— Begin —
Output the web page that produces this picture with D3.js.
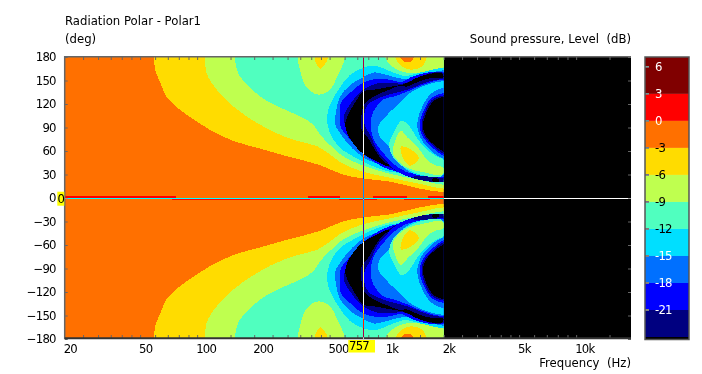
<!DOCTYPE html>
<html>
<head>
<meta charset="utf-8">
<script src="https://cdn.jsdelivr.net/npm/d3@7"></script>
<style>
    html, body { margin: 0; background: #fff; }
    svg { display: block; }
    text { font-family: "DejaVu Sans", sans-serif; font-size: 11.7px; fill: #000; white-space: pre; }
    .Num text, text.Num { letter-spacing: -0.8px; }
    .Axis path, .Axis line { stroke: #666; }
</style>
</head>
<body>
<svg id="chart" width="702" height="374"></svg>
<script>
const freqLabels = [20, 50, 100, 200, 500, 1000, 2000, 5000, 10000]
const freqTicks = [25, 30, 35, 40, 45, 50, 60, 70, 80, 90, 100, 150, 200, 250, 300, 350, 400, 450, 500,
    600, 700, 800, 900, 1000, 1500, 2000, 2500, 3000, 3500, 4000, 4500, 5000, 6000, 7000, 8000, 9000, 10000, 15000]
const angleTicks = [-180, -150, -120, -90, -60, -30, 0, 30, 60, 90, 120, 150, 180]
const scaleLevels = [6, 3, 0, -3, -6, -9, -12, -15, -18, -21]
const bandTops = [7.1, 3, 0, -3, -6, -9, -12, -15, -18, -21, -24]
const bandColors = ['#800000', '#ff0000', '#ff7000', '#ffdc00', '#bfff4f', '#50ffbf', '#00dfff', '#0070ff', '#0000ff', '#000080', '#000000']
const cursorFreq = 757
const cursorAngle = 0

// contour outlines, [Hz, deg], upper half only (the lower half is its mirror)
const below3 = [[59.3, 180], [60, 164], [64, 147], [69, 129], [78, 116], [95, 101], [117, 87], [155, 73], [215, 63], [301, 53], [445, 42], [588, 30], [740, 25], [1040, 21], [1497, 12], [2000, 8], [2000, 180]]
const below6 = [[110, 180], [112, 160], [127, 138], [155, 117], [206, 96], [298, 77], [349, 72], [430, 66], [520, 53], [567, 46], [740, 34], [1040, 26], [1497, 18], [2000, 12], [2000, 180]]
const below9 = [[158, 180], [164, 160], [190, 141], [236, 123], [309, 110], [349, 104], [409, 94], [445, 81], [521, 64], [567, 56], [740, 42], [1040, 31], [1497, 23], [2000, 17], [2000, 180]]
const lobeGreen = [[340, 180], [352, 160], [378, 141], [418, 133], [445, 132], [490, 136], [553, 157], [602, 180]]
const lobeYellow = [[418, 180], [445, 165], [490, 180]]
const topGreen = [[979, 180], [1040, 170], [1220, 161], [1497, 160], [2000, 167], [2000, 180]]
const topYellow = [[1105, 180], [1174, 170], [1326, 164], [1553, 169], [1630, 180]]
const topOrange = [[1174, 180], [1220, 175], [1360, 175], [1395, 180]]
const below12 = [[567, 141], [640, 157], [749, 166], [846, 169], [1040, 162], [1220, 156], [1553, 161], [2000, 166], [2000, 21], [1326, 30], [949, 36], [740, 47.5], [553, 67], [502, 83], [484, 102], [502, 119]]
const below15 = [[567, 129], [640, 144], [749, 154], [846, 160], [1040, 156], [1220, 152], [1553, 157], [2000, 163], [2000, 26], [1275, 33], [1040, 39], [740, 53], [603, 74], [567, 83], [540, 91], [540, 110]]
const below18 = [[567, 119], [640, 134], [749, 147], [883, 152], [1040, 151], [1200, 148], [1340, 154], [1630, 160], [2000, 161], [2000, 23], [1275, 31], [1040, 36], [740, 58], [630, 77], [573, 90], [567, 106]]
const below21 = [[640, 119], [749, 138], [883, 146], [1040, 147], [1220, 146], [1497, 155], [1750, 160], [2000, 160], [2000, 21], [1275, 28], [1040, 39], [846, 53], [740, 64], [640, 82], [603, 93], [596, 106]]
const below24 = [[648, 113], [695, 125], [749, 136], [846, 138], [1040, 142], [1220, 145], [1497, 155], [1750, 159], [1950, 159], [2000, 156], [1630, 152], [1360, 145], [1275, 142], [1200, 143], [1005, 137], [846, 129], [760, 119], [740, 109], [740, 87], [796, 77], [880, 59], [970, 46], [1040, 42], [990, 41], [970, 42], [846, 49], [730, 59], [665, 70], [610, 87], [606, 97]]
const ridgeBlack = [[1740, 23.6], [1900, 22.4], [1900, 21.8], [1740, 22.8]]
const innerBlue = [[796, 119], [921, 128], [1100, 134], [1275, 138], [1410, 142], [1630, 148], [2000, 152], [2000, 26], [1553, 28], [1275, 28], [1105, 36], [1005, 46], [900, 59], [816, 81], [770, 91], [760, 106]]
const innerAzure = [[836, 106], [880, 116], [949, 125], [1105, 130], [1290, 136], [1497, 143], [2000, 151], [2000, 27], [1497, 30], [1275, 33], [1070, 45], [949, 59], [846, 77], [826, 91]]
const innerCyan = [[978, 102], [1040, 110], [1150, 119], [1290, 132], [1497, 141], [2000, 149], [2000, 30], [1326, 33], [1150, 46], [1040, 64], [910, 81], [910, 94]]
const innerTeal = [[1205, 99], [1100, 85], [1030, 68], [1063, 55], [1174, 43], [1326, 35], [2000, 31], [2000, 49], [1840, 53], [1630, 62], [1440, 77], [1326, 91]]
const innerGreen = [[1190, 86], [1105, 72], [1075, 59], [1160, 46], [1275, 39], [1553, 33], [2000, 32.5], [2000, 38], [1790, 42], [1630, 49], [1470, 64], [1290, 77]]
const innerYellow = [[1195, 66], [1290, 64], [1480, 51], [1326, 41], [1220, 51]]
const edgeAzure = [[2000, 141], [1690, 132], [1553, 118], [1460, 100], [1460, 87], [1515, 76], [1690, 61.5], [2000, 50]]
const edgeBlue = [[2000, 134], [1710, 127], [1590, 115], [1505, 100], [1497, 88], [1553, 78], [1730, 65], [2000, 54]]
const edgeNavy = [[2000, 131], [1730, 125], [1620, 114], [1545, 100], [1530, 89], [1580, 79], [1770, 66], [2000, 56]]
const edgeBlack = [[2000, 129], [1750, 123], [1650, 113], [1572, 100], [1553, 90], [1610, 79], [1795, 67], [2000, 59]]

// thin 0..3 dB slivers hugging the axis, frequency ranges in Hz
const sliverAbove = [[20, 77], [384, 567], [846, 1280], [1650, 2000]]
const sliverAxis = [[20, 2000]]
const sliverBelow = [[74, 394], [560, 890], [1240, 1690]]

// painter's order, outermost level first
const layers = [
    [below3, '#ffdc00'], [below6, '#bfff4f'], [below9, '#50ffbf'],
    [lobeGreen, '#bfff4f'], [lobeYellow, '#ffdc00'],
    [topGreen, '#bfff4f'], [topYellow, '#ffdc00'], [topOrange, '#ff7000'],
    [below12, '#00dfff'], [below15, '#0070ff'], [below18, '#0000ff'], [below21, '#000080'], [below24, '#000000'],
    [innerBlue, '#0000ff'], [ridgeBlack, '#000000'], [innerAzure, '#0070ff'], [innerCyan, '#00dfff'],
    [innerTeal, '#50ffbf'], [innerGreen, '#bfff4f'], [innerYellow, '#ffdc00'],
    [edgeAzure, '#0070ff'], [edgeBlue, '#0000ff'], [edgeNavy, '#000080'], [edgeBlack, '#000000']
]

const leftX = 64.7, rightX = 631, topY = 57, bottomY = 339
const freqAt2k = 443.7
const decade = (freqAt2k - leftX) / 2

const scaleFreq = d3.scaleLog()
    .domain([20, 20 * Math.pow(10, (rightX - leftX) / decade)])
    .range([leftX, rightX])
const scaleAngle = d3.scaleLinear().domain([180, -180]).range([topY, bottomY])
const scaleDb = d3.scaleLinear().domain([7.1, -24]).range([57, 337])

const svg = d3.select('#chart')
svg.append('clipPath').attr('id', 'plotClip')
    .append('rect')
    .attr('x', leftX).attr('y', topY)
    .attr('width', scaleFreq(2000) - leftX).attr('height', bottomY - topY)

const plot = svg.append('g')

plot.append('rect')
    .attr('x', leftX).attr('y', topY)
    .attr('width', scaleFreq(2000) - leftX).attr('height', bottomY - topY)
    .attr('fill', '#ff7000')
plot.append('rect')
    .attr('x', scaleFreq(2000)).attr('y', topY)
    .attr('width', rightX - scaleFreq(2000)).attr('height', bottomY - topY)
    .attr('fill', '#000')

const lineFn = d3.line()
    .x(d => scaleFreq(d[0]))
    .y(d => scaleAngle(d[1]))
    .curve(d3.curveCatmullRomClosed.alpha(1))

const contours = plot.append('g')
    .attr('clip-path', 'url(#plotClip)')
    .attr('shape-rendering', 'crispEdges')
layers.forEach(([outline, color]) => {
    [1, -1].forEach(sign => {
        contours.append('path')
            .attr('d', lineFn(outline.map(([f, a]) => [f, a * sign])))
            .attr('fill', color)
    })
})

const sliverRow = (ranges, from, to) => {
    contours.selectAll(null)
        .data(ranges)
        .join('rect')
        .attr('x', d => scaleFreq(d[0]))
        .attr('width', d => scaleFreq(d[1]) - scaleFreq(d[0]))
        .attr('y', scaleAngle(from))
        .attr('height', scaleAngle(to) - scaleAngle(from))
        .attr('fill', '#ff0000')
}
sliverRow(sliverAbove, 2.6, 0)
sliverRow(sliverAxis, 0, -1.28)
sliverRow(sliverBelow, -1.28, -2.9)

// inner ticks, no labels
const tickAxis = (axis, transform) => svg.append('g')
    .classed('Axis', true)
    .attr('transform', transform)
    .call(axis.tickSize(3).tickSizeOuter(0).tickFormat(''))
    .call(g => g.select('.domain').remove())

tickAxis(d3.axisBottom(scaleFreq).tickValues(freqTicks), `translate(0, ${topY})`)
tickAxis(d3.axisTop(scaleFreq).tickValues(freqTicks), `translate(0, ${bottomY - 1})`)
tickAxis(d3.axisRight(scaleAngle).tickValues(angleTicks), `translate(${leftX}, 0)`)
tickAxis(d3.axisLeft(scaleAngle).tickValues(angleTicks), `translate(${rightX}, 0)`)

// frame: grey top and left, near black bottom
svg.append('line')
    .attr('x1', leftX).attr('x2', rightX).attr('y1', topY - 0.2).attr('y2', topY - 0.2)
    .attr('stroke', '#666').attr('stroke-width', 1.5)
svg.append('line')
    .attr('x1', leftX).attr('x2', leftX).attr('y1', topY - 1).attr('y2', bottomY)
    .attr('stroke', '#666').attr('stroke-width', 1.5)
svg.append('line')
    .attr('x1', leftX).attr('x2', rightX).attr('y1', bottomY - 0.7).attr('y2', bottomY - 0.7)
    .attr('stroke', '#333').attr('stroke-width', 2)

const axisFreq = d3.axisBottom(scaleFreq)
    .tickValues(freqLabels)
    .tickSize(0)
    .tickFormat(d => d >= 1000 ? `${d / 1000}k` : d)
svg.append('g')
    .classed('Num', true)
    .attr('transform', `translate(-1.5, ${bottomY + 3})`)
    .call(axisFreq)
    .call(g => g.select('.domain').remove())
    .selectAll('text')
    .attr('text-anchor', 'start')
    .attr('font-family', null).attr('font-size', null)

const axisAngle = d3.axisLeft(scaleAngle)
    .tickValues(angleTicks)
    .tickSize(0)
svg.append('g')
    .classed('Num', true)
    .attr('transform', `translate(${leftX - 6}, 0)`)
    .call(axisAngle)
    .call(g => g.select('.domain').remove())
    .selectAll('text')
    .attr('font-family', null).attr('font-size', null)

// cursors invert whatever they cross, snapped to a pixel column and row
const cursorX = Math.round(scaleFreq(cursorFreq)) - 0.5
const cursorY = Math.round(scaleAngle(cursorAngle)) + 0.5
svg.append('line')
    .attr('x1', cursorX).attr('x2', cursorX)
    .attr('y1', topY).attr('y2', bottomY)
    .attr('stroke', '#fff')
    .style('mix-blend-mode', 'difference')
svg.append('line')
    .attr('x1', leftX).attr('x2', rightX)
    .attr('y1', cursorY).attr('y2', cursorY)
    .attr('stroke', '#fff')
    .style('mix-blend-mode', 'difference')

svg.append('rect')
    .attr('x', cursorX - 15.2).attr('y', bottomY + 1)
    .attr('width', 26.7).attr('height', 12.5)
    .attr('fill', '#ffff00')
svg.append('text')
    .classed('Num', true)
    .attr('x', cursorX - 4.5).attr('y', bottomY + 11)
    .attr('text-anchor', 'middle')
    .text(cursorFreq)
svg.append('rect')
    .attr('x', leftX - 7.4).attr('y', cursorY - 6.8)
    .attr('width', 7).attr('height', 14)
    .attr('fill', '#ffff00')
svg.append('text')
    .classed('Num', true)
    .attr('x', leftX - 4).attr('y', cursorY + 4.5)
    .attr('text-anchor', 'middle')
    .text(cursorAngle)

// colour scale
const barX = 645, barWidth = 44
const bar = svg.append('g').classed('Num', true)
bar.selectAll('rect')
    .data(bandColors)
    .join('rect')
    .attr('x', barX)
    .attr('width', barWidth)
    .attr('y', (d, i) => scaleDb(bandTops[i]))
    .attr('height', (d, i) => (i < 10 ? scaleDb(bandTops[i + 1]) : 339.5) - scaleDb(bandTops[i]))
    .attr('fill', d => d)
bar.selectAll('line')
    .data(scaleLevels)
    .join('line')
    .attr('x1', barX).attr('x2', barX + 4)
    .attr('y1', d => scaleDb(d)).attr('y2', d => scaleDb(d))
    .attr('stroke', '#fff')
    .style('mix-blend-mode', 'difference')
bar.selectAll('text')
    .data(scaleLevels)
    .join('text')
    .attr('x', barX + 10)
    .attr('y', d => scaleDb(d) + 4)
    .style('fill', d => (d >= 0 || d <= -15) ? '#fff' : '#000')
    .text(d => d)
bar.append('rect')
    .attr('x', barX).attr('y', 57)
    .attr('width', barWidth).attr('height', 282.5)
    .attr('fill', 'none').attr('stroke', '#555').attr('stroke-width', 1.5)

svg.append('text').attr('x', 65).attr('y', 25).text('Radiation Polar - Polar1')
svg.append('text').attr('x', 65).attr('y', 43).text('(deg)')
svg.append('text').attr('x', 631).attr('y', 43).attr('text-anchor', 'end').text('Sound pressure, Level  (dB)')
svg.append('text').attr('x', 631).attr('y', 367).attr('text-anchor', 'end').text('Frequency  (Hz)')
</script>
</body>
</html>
— End —
## [PROBLEM DETAILS]
Leave the pictures out and reproduce exactly the lines from the top of the listing above through the line with "const cursorAngle = 0".

## [OUTPUT FOR THIS TASK]
Output the web page that produces this picture with D3.js.
<!DOCTYPE html>
<html>
<head>
<meta charset="utf-8">
<script src="https://cdn.jsdelivr.net/npm/d3@7"></script>
<style>
    html, body { margin: 0; background: #fff; }
    svg { display: block; }
    text { font-family: "DejaVu Sans", sans-serif; font-size: 11.7px; fill: #000; white-space: pre; }
    .Num text, text.Num { letter-spacing: -0.8px; }
    .Axis path, .Axis line { stroke: #666; }
</style>
</head>
<body>
<svg id="chart" width="702" height="374"></svg>
<script>
const freqLabels = [20, 50, 100, 200, 500, 1000, 2000, 5000, 10000]
const freqTicks = [25, 30, 35, 40, 45, 50, 60, 70, 80, 90, 100, 150, 200, 250, 300, 350, 400, 450, 500,
    600, 700, 800, 900, 1000, 1500, 2000, 2500, 3000, 3500, 4000, 4500, 5000, 6000, 7000, 8000, 9000, 10000, 15000]
const angleTicks = [-180, -150, -120, -90, -60, -30, 0, 30, 60, 90, 120, 150, 180]
const scaleLevels = [6, 3, 0, -3, -6, -9, -12, -15, -18, -21]
const bandTops = [7.1, 3, 0, -3, -6, -9, -12, -15, -18, -21, -24]
const bandColors = ['#800000', '#ff0000', '#ff7000', '#ffdc00', '#bfff4f', '#50ffbf', '#00dfff', '#0070ff', '#0000ff', '#000080', '#000000']
const cursorFreq = 757
const cursorAngle = 0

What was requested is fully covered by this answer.